▸ What you should do: From the top of the entries, reproduce each line exactly, stopping after the line that contains "(0,0) rectangle (1703,1088);". Omit pictures.

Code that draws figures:
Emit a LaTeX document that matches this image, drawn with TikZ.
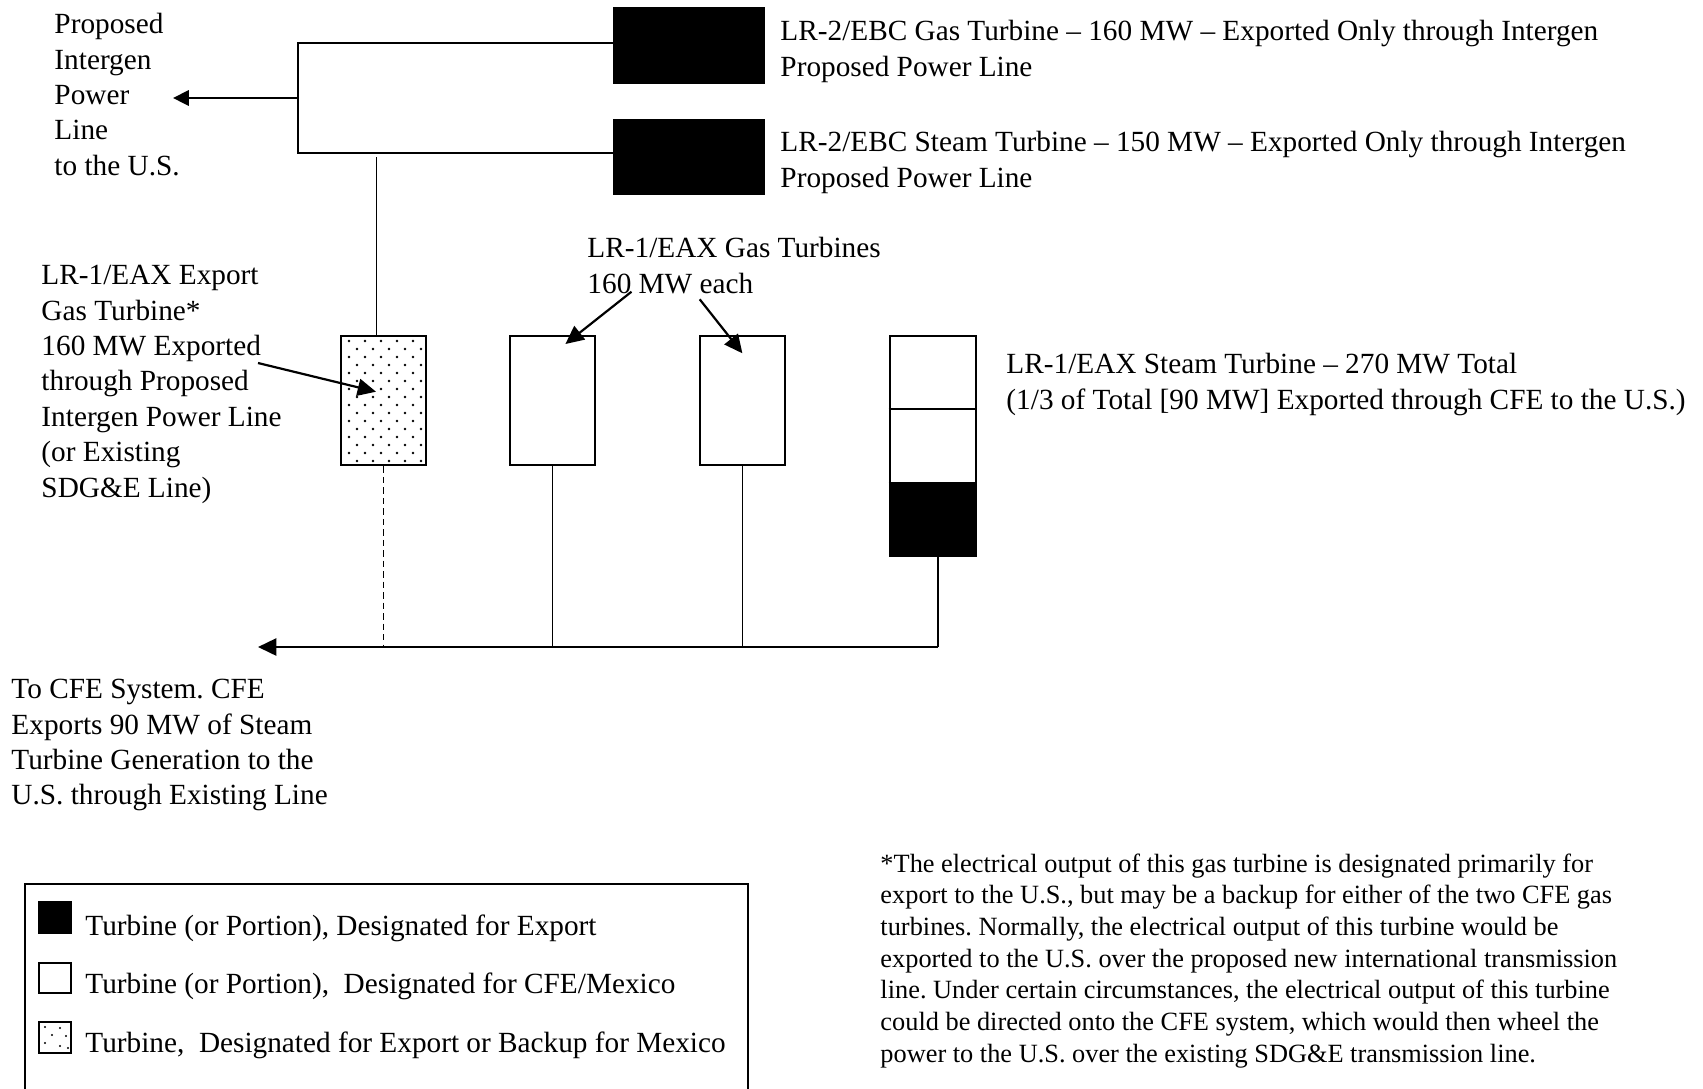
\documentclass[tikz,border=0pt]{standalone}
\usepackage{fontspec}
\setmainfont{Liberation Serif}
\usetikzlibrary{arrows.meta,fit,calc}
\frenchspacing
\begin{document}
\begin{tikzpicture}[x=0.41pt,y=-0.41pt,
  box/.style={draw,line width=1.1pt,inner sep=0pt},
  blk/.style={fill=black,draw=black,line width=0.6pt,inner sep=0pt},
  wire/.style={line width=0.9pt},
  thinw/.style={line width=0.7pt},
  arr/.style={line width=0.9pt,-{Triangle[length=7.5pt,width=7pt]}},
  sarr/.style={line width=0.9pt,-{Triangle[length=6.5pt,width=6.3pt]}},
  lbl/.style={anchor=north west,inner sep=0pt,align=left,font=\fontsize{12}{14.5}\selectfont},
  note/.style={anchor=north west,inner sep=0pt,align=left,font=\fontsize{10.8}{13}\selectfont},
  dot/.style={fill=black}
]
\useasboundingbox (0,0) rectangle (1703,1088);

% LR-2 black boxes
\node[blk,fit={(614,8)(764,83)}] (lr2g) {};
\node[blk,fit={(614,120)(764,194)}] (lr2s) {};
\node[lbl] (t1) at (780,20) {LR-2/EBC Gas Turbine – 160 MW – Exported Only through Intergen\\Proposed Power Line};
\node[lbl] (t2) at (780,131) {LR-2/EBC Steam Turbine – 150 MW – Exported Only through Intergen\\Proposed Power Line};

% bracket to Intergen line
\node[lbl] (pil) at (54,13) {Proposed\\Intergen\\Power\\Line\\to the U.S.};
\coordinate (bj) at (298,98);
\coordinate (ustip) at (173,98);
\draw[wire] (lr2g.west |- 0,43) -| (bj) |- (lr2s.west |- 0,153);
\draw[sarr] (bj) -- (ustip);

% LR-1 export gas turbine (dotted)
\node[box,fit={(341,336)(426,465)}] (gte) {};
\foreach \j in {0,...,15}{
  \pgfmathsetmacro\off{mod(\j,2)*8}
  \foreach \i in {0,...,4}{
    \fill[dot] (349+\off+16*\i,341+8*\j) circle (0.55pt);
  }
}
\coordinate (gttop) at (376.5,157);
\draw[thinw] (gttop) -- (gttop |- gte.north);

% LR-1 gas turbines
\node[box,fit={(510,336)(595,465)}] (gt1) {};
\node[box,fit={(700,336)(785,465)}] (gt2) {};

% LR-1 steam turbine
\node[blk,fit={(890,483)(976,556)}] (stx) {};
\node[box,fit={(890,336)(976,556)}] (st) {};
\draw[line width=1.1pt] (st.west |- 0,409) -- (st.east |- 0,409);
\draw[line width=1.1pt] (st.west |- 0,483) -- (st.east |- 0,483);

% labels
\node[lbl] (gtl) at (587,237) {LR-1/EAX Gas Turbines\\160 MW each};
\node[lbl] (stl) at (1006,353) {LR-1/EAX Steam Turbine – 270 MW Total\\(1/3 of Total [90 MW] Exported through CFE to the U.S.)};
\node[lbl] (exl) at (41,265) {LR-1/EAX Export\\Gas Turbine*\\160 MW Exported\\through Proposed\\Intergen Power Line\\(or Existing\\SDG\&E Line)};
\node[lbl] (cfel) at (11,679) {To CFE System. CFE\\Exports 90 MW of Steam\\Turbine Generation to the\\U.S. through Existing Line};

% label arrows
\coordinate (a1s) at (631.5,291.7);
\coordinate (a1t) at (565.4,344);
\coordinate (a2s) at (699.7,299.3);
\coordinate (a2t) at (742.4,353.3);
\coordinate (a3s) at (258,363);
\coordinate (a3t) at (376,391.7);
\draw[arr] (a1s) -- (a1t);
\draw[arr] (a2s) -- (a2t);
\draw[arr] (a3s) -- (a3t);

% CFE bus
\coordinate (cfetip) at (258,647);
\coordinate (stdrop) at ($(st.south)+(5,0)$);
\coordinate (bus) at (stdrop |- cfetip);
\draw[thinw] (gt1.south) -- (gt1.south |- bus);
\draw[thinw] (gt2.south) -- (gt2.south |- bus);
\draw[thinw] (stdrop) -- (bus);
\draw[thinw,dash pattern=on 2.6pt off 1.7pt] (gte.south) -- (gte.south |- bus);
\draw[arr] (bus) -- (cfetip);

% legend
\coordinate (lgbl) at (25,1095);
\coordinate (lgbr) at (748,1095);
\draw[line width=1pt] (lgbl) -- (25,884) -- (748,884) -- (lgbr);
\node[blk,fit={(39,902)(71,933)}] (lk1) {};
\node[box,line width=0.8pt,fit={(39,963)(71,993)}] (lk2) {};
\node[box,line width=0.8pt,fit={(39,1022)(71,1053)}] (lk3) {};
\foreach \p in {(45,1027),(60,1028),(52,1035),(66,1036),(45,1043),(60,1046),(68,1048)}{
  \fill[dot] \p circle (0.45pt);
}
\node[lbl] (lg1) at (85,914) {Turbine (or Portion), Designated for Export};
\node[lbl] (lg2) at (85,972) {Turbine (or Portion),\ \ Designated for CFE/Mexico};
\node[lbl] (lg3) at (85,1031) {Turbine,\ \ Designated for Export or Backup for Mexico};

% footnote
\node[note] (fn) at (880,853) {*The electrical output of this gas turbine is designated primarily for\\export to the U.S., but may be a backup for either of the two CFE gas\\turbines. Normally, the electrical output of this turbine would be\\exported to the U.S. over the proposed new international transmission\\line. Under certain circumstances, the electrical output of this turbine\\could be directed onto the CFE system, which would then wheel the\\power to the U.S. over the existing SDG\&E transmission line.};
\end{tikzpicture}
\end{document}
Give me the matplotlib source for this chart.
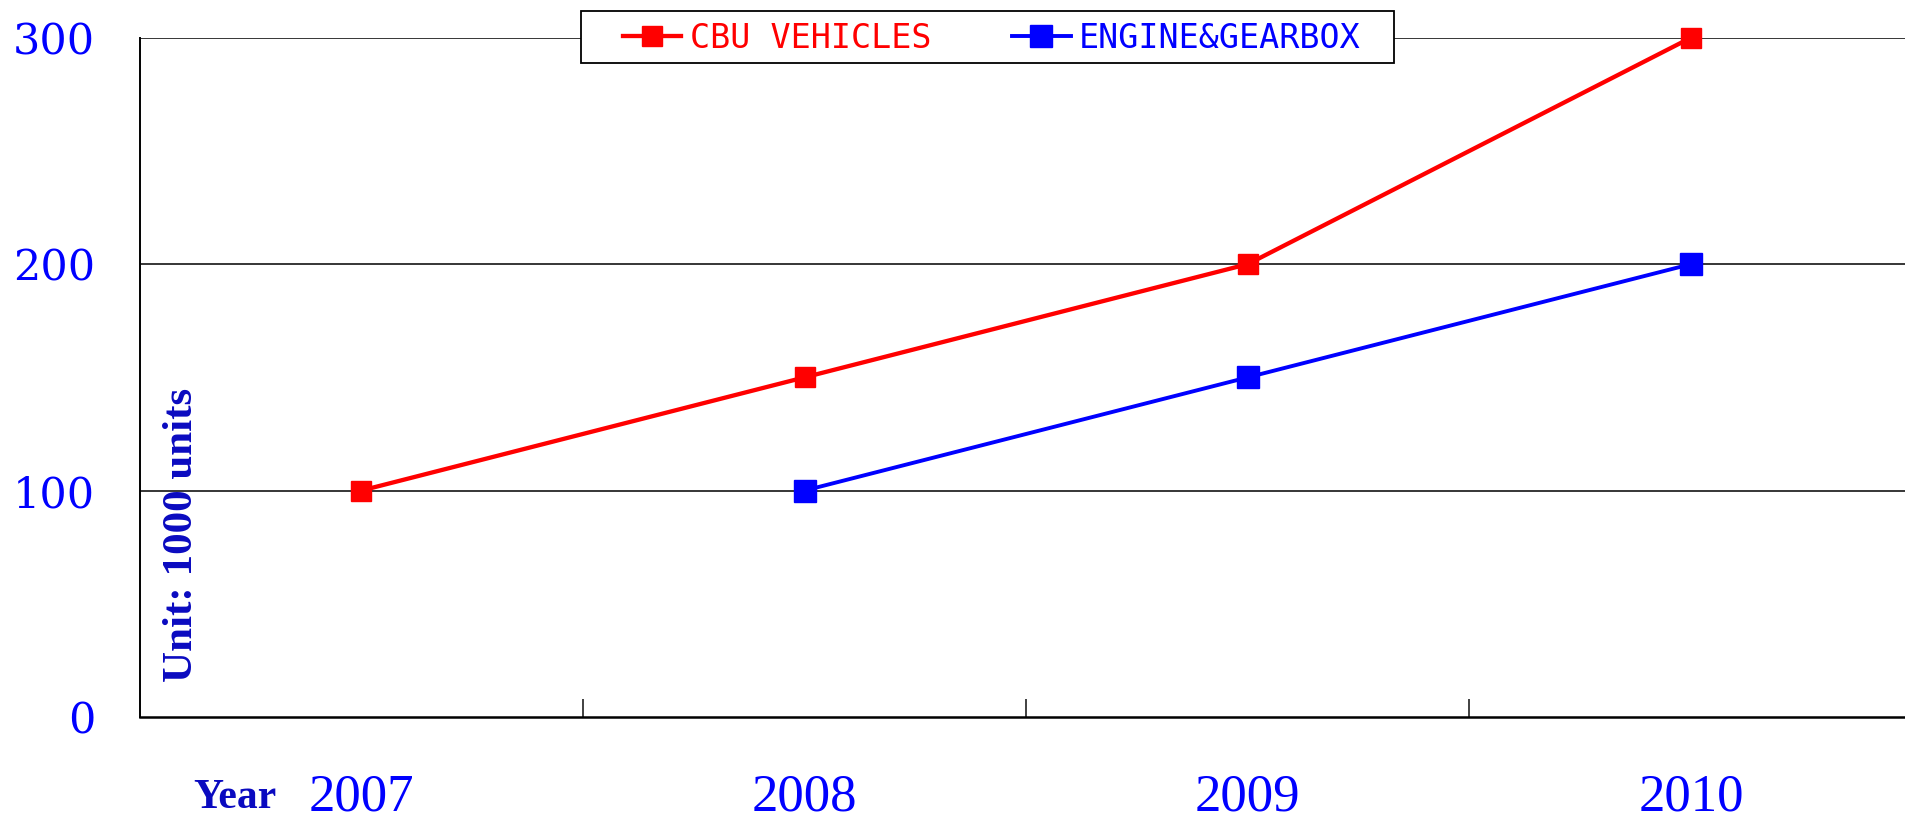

▸ Solution to the exercise:
Emit a LaTeX document that matches this image, drawn with TikZ.
\documentclass[tikz,border=0pt]{standalone}
\usepackage{fontspec}
\setmainfont{Liberation Serif}
\usetikzlibrary{arrows.meta,fit,calc}
\frenchspacing
\begin{document}
\begin{tikzpicture}[x=0.41pt,y=-0.41pt,
  box/.style={draw,line width=1.1pt,inner sep=0pt},
  blk/.style={fill=black,draw=black,line width=0.6pt,inner sep=0pt},
  wire/.style={line width=0.9pt},
  thinw/.style={line width=0.7pt},
  arr/.style={line width=0.9pt,-{Triangle[length=7.5pt,width=7pt]}},
  sarr/.style={line width=0.9pt,-{Triangle[length=6.5pt,width=6.3pt]}},
  lbl/.style={anchor=north west,inner sep=0pt,align=left,font=\fontsize{12}{14.5}\selectfont},
  note/.style={anchor=north west,inner sep=0pt,align=left,font=\fontsize{10.8}{13}\selectfont},
  dot/.style={fill=black}
]
\useasboundingbox (0,0) rectangle (1703,1088);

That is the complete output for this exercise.